Esto viene a cuento porque, en buena medida, el científico vive recluido en un mundo particular del que apenas sale para opinar de otro tema que no sea el suyo o, en el mejor de los casos, de ciencia en general y su impacto social. Esto último suele quedar reservado para los divulgadores, gentes a los que demasiado a menudo sus propios colegas miran por encima del hombro cuando no con desprecio.

Ocurre en España y ocurre en Estados Unidos o Gran Bretaña, aunque en estos dos últimos países una mayor tradición en la divulgación de la ciencia y de los resultados de investigación ha permitido dotar de un cierto protagonismo y prestigio a distintos autores que se permiten metáforas que enlazan la ciencia con la vida cotidiana.

Este prejuicio, abundante entre la comunidad científica del país que sea, es el que en definitiva justifica los reproches a la iniciativa del MIT. "¿Un científico opinando de política internacional? ¡Que horror!", vienen a decir. Para rematar: "¿Cómo se atreven a 'programar' una cosa así? ¿Han perdido el juicio?".

Quienes así opinan quizás se olviden de que un científico es, por encima de todo, también un ciudadano que, como tal, tiene derecho a opinar de lo que le plazca y, si se le da ocasión, hacerlo públicamente. Y lo mismo da si se trata de la calidad de una cerveza que si es de política internacional.

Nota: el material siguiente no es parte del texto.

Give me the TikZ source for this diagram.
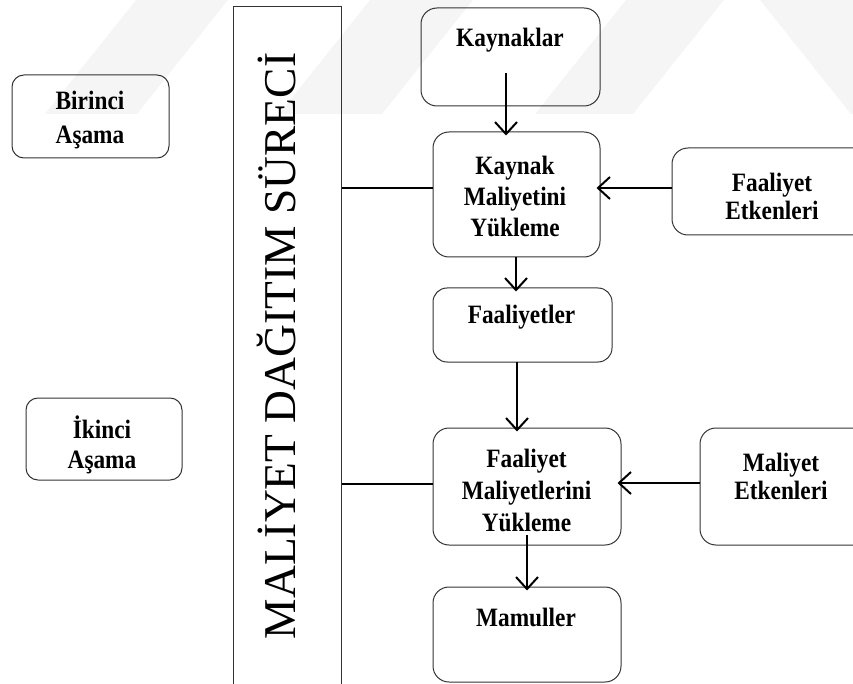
\documentclass[tikz,border=0pt]{standalone}
\usepackage{fontspec}
\setmainfont{Liberation Serif}
\newfontfamily\lblfont[FakeStretch=0.88]{Liberation Serif}
\usetikzlibrary{arrows.meta}
\begin{document}
\begin{tikzpicture}[x=1pt,y=-1pt,
  box/.style={draw=black!80, line width=1pt, rounded corners=14pt, inner sep=0pt},
  lbl/.style={font=\lblfont\fontsize{26.5}{31}\selectfont\bfseries, align=center, inner sep=0pt},
  flow/.style={line width=2pt, -{Straight Barb[length=12pt,width=22pt,line width=2pt]}, shorten >=-4pt},
  link/.style={line width=2pt},
  wm/.style={fill=black!4, draw=none}]
\useasboundingbox (0,0) rectangle (853,684);

% faint background bands
\fill[wm] (136,0) -- (228,0) -- (137,114) -- (45,114) -- cycle;
\fill[wm] (370,0) -- (473,0) -- (382,114) -- (279,114) -- cycle;
\fill[wm] (626,0) -- (724,0) -- (633,114) -- (535,114) -- cycle;
\fill[wm] (760,0) -- (853,0) -- (853,114) -- (851,114) -- cycle;

% process column
\node[draw=black!80, line width=1pt, minimum width=108pt, minimum height=690pt,
      anchor=north west, inner sep=0pt] (proc) at (233,6) {};
\node[rotate=90, anchor=base, inner sep=0pt, font=\fontsize{45.5}{50}\selectfont]
      (proct) at (295,346) {MALİYET DAĞITIM SÜRECİ};

% stage boxes
\node[box, rounded corners=12pt, minimum width=157pt, minimum height=83pt] (st1) at (90.5,116.5) {};
\node[lbl, font=\lblfont\fontsize{26.5}{34}\selectfont\bfseries] (st1t) at (90,120) {Birinci\\Aşama};
\node[box, rounded corners=12pt, minimum width=156pt, minimum height=82pt] (st2) at (104,439) {};
\node[lbl, font=\lblfont\fontsize{26.5}{30}\selectfont\bfseries] (st2t) at (102,445) {İkinci\\Aşama};

% flow boxes
\node[box, rounded corners=16pt, minimum width=179pt, minimum height=98pt] (kay) at (510.5,57) {};
\node[lbl] (kayt) at (510,40) {Kaynaklar};

\node[box, rounded corners=16pt, minimum width=167pt, minimum height=125pt] (kmy) at (516.5,194.5) {};
\node[lbl] (kmyt) at (515,196) {Kaynak\\Maliyetini\\Yükleme};

\node[box, rounded corners=14pt, minimum width=179pt, minimum height=74pt] (faa) at (522.5,325) {};
\node[lbl] (faat) at (521.5,317) {Faaliyetler};

\node[box, rounded corners=16pt, minimum width=188pt, minimum height=117pt] (fmy) at (527,486.5) {};
\node[lbl, font=\lblfont\fontsize{26.5}{32}\selectfont\bfseries] (fmyt) at (526.5,490) {Faaliyet\\Maliyetlerini\\Yükleme};

\node[box, rounded corners=16pt, minimum width=188pt, minimum height=95pt] (mam) at (527,634.5) {};
\node[lbl] (mamt) at (526,617) {Mamuller};

\node[box, rounded corners=16pt, minimum width=198pt, minimum height=87pt] (fet) at (771,191.5) {};
\node[lbl, font=\lblfont\fontsize{26.5}{28}\selectfont\bfseries] (fett) at (772,196.5) {Faaliyet\\Etkenleri};

\node[box, rounded corners=16pt, minimum width=170pt, minimum height=117pt] (met) at (785,486.5) {};
\node[lbl, font=\lblfont\fontsize{26.5}{28}\selectfont\bfseries] (mett) at (781,476.5) {Maliyet\\Etkenleri};

% links from the process column
\draw[link] (proc.east |- 0,188) -- (kmy.west |- 0,188);
\draw[link] (proc.east |- 0,484) -- (fmy.west |- 0,484);

% flow arrows
\coordinate (a1) at (506,73);
\draw[flow] (a1) -- (a1 |- kmy.north);
\coordinate (a2) at (516,257);
\draw[flow] (a2) -- (a2 |- faa.north);
\coordinate (a3) at (517,362);
\draw[flow] (a3) -- (a3 |- fmy.north);
\coordinate (a4) at (527,535);
\draw[flow] (a4) -- (a4 |- mam.north);
\draw[flow] (fet.west |- 0,188) -- (kmy.east |- 0,188);
\draw[flow] (met.west |- 0,483) -- (fmy.east |- 0,483);
\end{tikzpicture}
\end{document}
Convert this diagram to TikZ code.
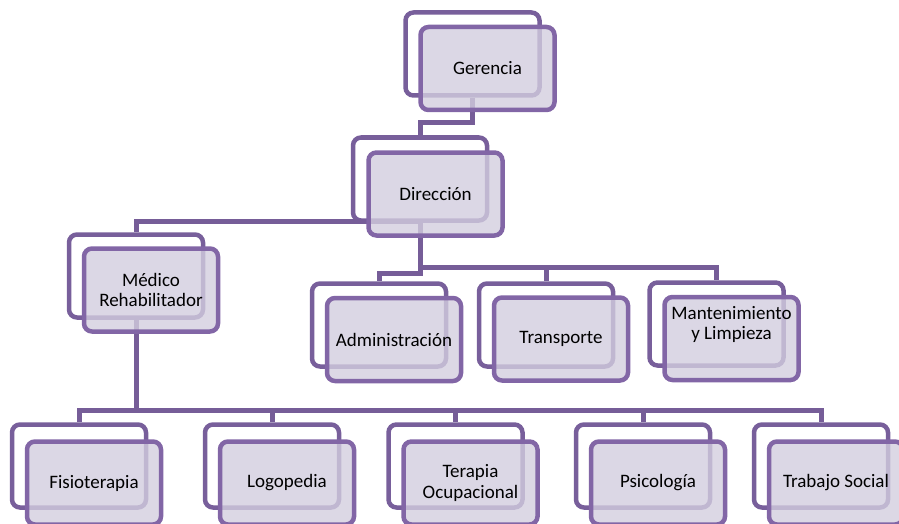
\documentclass[tikz,border=0pt]{standalone}
\usepackage{fontspec}
\setmainfont{Carlito}
\definecolor{connc}{RGB}{118,93,152}
\definecolor{backc}{RGB}{120,95,155}
\definecolor{frontc}{RGB}{130,102,166}
\definecolor{fillc}{RGB}{211,206,223}
\tikzset{
 backbox/.style={draw=backc, fill=white, line width=4.5pt, rounded corners=8pt, minimum width=134pt, minimum height=83pt, inner sep=0pt},
 frontbox/.style={draw=frontc, fill=fillc, fill opacity=0.8, draw opacity=1, text opacity=1, line width=4.5pt, rounded corners=8pt, minimum width=134pt, minimum height=83pt, inner sep=0pt, align=center, font=\fontsize{19}{20.5}\selectfont},
 txt/.style={align=center, inner sep=0pt, font=\fontsize{19}{20.5}\selectfont},
 conn/.style={draw=connc, line width=5pt}
}
\begin{document}
\begin{tikzpicture}[x=1pt,y=-1pt]
\clip (0,0) rectangle (899,524);
% back boxes
\node[backbox] (gerB) at (472.5,54) {};
\node[backbox] (dirB) at (420,179) {};
\node[backbox] (medB) at (136,276) {};
\node[backbox] (admB) at (379,325) {};
\node[backbox] (traB) at (546,325) {};
\node[backbox] (manB) at (716.5,324) {};
\node[backbox] (fisB) at (79,466) {};
\node[backbox] (logB) at (272,466) {};
\node[backbox] (terB) at (455.5,466) {};
\node[backbox] (psiB) at (643,466) {};
\node[backbox] (trsB) at (821,466) {};
% bus levels
\coordinate (bus1) at (0,123);
\coordinate (bus2) at (0,221);
\coordinate (bus3) at (0,267.5);
\coordinate (bus3b) at (0,273);
\coordinate (bus4) at (0,410);
% connectors
\draw[conn] (gerB.south) -- (gerB.south |- bus1) -- (dirB.north |- bus1) -- (dirB.north);
\draw[conn] (dirB.south |- bus2) -- (medB.north |- bus2) -- (medB.north);
\draw[conn] (dirB.south) -- (dirB.south |- bus3b) -- (admB.north |- bus3b) -- (admB.north);
\draw[conn] (dirB.south |- bus3) -- (manB.north |- bus3) -- (manB.north);
\draw[conn] (traB.north |- bus3) -- (traB.north);
\draw[conn] (medB.south) -- (medB.south |- bus4);
\draw[conn] (fisB.north) -- (fisB.north |- bus4) -- (trsB.north |- bus4) -- (trsB.north);
\draw[conn] (logB.north |- bus4) -- (logB.north);
\draw[conn] (terB.north |- bus4) -- (terB.north);
\draw[conn] (psiB.north |- bus4) -- (psiB.north);
% front boxes
\node[frontbox] (ger) at (487.5,68.5) {Gerencia};
\node[frontbox] (dir) at (435.5,194) {Dirección};
\node[frontbox] (med) at (151,290) {Médico\\Rehabilitador};
\node[frontbox] (adm) at (394,339.5) {Administración};
\node[frontbox] (tra) at (561,339) {Transporte};
\node[frontbox] (man) at (731.5,338.5) {};
\node[txt] (manT) at ([yshift=14pt]man.center) {Mantenimiento\\y Limpieza};
\node[frontbox] (fis) at (94,483) {Fisioterapia};
\node[frontbox] (log) at (287,483) {Logopedia};
\node[frontbox] (ter) at (470.5,483) {Terapia\\Ocupacional};
\node[frontbox] (psi) at (658,483) {Psicología};
\node[frontbox] (trs) at (836,483) {Trabajo Social};
\end{tikzpicture}
\end{document}
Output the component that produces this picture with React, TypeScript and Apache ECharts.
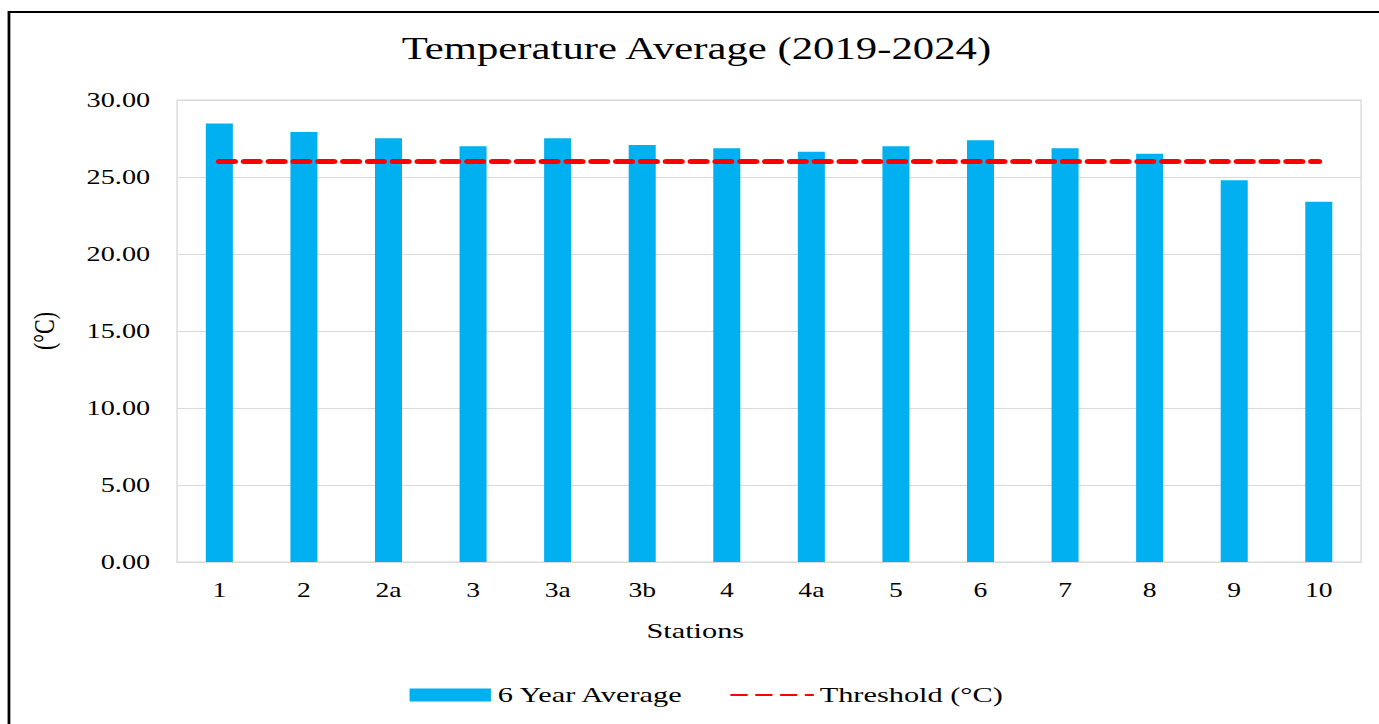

La iniciativa del MIT, excelente desde este punto de vista y más allá de lo acertado del artículo de Muller y de las réplicas generadas, rompe una dinámica preestablecida y le hace un sonoro quiebro a un viejo tabú. Rompe con el tradicional aislacionismo de la comunidad científica y propone, además, presentar argumentos a favor o en contra de una iniciativa liderada por su país y con tanta trascendencia como es declarar la guerra a Irak. Una vez más, brillante contribución del MIT. Sin duda.